● **EXERCISE OBJECTIVE**:
Consider the listing below. Extract exactly the lines from the line containing "Convert this chart to Apache ECharts code." to the line containing "const yLabelsA = ['0', '0.1', '0.2', '0.3', '0.4'];", both included.

● **RECORDS FOR THE TASK**:

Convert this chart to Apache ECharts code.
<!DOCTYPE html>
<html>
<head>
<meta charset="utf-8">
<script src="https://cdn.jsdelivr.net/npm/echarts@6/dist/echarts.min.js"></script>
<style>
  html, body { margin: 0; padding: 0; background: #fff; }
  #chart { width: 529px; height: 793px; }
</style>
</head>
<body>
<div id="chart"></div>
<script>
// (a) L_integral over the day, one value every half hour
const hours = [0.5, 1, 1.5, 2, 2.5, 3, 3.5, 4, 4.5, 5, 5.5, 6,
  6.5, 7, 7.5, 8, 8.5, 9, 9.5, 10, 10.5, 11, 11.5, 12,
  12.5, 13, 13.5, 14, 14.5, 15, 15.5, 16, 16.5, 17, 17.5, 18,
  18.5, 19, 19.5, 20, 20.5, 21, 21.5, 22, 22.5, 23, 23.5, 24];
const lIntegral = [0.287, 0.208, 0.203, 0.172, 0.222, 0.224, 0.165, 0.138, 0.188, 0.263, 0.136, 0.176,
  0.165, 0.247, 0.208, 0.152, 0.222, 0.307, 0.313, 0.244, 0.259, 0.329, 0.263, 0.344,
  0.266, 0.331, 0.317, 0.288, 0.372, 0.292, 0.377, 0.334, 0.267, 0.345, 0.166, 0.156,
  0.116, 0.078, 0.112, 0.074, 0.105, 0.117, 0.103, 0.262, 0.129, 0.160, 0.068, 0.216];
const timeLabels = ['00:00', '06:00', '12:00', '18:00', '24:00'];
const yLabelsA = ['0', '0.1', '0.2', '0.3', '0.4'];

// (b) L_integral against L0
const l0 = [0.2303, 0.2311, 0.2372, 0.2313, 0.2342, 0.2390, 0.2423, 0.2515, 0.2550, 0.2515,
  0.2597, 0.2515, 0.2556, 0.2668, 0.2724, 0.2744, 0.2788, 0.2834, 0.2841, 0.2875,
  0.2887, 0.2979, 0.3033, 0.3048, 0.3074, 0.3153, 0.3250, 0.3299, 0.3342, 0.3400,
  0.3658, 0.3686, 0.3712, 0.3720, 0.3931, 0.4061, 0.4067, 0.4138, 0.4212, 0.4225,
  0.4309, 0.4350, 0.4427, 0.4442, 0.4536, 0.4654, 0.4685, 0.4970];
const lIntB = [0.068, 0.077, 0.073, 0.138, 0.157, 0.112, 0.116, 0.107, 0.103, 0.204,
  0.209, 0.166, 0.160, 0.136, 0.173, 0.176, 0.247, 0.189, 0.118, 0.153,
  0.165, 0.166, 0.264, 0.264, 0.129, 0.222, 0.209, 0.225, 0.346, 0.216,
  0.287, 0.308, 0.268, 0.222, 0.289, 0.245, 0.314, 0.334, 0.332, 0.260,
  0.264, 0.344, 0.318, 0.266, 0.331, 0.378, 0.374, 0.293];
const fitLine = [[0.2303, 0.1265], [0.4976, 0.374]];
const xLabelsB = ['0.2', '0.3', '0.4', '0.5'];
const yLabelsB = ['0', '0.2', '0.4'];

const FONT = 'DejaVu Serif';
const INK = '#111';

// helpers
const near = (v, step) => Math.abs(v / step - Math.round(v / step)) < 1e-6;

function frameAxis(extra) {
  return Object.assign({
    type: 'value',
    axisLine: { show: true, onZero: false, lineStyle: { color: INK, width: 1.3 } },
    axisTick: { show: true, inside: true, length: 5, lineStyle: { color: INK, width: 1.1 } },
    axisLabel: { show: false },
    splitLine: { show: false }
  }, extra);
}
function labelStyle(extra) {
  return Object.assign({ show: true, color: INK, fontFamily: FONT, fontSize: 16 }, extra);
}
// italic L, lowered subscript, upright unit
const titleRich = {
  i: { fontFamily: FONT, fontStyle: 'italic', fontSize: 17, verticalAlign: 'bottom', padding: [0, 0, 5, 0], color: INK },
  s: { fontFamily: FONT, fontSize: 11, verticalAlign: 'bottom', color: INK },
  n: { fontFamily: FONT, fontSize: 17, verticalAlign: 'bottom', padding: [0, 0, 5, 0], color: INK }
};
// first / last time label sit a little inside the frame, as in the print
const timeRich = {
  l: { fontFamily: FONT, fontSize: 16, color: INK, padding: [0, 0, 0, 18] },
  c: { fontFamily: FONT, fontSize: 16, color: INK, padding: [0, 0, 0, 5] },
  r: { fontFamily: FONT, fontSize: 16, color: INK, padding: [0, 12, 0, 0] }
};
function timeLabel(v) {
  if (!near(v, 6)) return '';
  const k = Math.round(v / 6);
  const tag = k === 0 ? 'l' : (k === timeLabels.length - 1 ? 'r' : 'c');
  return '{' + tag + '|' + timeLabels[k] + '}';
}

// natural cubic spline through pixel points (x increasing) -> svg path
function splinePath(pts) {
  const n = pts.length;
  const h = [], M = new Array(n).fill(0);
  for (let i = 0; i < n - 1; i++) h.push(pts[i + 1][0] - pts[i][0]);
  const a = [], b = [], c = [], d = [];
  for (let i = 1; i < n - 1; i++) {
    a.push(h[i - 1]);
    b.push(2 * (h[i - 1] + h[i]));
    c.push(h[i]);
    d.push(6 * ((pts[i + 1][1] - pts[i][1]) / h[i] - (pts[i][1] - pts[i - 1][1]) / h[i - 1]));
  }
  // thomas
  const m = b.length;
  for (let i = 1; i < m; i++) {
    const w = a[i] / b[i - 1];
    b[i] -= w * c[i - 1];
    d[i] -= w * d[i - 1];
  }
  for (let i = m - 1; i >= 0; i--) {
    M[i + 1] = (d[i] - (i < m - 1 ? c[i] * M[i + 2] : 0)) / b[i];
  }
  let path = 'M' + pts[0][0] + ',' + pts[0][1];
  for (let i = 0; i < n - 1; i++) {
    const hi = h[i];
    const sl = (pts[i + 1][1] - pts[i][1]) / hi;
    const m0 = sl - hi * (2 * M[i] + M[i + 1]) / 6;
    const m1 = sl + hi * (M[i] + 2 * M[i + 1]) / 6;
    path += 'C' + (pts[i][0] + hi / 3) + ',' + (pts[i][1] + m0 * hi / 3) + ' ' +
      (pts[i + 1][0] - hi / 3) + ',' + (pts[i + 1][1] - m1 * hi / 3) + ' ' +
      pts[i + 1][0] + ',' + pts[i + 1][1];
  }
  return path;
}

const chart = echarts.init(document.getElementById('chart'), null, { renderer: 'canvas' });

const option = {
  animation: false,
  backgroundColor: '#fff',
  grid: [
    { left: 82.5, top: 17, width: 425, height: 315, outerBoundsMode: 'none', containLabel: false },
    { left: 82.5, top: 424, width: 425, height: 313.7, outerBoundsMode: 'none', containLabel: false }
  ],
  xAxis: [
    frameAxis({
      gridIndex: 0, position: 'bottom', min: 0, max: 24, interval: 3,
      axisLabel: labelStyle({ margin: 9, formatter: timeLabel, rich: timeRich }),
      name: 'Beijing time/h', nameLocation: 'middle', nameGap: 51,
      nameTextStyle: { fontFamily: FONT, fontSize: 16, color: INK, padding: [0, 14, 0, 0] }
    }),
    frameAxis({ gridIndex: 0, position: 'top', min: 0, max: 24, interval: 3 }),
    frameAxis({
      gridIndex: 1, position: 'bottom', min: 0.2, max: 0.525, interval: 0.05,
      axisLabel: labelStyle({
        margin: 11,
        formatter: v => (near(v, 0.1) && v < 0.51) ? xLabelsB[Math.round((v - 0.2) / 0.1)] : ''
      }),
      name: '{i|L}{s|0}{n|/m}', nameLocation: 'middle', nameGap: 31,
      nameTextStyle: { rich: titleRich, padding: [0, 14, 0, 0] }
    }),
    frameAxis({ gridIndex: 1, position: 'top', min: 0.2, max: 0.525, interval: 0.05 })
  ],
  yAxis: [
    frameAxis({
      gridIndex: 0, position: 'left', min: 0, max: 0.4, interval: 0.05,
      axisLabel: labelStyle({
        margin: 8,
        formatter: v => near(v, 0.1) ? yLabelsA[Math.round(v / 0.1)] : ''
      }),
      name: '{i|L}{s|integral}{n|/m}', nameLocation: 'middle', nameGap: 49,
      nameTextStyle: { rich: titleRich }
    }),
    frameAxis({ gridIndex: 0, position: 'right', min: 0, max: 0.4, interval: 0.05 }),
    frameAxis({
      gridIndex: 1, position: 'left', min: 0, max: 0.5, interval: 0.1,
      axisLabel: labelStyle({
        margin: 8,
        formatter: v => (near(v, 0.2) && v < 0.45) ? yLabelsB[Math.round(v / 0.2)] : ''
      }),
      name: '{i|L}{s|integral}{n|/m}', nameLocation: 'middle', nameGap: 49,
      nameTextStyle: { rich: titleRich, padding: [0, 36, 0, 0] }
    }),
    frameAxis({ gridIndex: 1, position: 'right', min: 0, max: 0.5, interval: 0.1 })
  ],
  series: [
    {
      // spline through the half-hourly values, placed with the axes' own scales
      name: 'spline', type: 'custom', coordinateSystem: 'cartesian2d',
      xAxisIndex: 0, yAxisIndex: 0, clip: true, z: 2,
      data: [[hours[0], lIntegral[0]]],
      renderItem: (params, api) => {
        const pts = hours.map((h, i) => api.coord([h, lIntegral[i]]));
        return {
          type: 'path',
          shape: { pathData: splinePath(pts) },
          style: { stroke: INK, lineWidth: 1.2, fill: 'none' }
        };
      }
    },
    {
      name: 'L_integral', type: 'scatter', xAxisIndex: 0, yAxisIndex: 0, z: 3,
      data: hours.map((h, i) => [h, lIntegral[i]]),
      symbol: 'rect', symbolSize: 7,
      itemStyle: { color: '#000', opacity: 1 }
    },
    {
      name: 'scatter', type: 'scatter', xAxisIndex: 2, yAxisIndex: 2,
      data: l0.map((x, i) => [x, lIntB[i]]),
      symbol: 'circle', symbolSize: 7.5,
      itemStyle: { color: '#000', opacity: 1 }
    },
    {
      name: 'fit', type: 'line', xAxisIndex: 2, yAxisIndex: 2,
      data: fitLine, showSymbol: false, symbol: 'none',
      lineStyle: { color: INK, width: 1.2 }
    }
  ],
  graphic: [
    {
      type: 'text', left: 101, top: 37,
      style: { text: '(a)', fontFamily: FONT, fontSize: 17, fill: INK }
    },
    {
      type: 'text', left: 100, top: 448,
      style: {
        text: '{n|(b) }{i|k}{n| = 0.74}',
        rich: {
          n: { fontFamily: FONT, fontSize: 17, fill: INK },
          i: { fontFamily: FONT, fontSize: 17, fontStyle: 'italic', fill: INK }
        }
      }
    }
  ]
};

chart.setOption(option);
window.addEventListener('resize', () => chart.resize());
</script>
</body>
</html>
...
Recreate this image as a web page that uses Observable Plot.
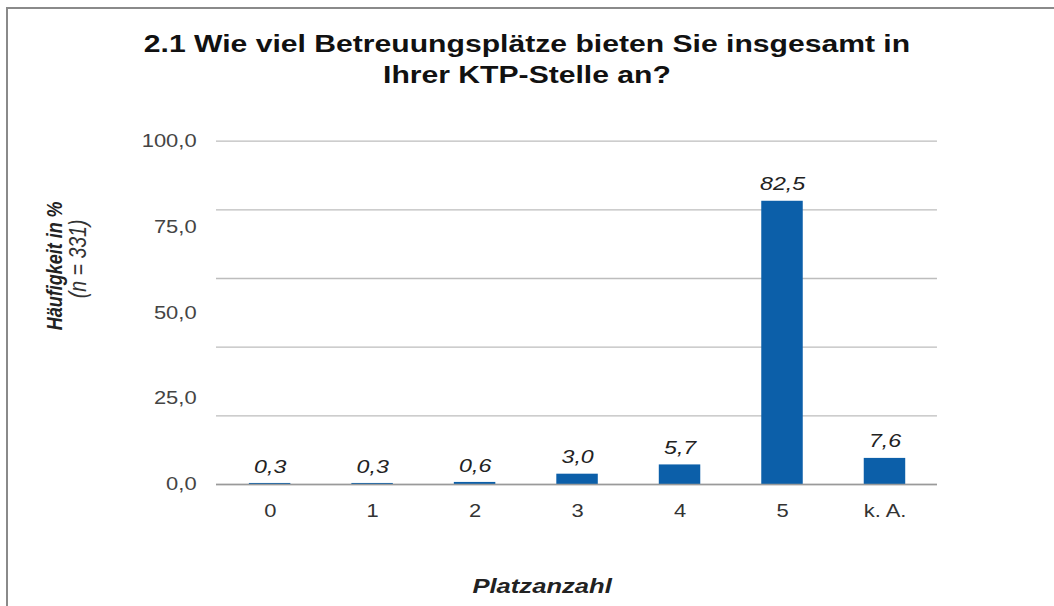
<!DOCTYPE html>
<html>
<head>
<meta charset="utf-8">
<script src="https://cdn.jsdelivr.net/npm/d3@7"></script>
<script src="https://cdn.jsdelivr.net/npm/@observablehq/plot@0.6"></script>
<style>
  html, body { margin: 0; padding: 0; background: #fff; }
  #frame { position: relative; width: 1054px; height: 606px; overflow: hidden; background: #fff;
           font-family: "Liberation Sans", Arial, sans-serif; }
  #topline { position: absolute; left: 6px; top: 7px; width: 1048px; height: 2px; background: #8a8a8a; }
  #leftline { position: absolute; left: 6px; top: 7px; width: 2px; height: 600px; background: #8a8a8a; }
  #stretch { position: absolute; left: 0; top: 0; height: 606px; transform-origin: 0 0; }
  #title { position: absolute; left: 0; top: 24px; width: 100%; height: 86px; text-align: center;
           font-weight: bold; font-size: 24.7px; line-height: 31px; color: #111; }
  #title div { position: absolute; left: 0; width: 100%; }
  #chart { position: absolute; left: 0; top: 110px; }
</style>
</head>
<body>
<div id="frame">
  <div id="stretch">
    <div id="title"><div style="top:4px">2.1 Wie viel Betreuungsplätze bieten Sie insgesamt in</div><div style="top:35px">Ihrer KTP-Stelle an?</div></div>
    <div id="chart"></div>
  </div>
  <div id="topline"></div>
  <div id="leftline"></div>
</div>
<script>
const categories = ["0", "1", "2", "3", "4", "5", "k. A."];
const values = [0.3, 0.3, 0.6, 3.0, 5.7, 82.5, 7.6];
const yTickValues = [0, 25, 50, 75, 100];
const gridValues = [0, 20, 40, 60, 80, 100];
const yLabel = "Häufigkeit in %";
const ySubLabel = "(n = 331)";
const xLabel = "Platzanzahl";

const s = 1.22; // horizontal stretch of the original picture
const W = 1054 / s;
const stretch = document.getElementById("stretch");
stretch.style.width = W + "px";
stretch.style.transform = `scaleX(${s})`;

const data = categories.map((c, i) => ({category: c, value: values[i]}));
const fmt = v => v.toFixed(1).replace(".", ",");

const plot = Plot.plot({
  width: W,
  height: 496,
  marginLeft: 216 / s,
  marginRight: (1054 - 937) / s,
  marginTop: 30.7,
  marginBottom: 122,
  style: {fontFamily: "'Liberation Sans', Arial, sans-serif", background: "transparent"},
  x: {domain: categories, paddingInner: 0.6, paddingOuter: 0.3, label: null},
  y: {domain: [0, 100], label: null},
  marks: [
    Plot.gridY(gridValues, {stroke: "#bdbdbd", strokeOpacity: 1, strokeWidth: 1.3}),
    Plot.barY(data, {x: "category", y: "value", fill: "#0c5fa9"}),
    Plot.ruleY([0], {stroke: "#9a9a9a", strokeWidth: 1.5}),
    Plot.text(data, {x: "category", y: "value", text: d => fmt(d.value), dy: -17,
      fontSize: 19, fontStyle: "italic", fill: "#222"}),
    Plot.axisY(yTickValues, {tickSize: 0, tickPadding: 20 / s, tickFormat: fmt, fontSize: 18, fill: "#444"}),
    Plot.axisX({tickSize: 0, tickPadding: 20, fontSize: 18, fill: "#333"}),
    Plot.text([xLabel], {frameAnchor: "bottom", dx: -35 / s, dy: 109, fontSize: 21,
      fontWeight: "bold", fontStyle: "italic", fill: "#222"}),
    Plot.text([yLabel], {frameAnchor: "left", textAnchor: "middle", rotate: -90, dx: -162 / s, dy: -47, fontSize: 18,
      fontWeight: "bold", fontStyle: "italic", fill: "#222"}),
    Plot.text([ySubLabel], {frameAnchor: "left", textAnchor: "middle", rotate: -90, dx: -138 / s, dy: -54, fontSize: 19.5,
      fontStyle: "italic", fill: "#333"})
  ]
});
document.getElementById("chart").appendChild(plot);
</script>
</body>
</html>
...
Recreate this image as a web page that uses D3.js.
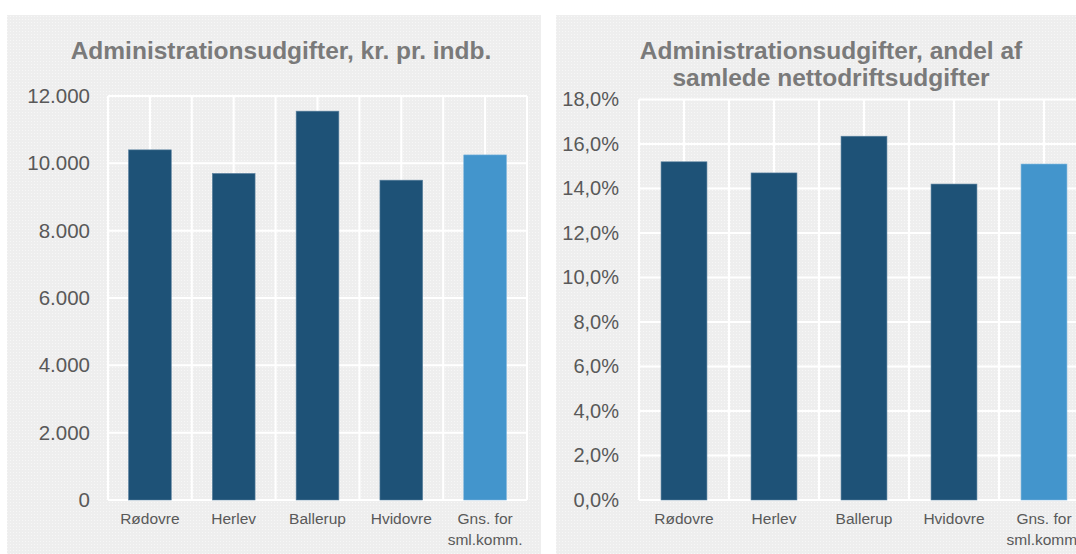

● **CORRECT RESULT**:
Convert this chart to Apache ECharts code.
<!DOCTYPE html>
<html>
<head>
<meta charset="utf-8">
<script src="https://cdn.jsdelivr.net/npm/echarts@6/dist/echarts.min.js"></script>
<style>
  html, body { margin: 0; padding: 0; background: #fff; }
  #chart { width: 529px; height: 793px; }
</style>
</head>
<body>
<div id="chart"></div>
<script>
// (a) L_integral over the day, one value every half hour
const hours = [0.5, 1, 1.5, 2, 2.5, 3, 3.5, 4, 4.5, 5, 5.5, 6,
  6.5, 7, 7.5, 8, 8.5, 9, 9.5, 10, 10.5, 11, 11.5, 12,
  12.5, 13, 13.5, 14, 14.5, 15, 15.5, 16, 16.5, 17, 17.5, 18,
  18.5, 19, 19.5, 20, 20.5, 21, 21.5, 22, 22.5, 23, 23.5, 24];
const lIntegral = [0.287, 0.208, 0.203, 0.172, 0.222, 0.224, 0.165, 0.138, 0.188, 0.263, 0.136, 0.176,
  0.165, 0.247, 0.208, 0.152, 0.222, 0.307, 0.313, 0.244, 0.259, 0.329, 0.263, 0.344,
  0.266, 0.331, 0.317, 0.288, 0.372, 0.292, 0.377, 0.334, 0.267, 0.345, 0.166, 0.156,
  0.116, 0.078, 0.112, 0.074, 0.105, 0.117, 0.103, 0.262, 0.129, 0.160, 0.068, 0.216];
const timeLabels = ['00:00', '06:00', '12:00', '18:00', '24:00'];
const yLabelsA = ['0', '0.1', '0.2', '0.3', '0.4'];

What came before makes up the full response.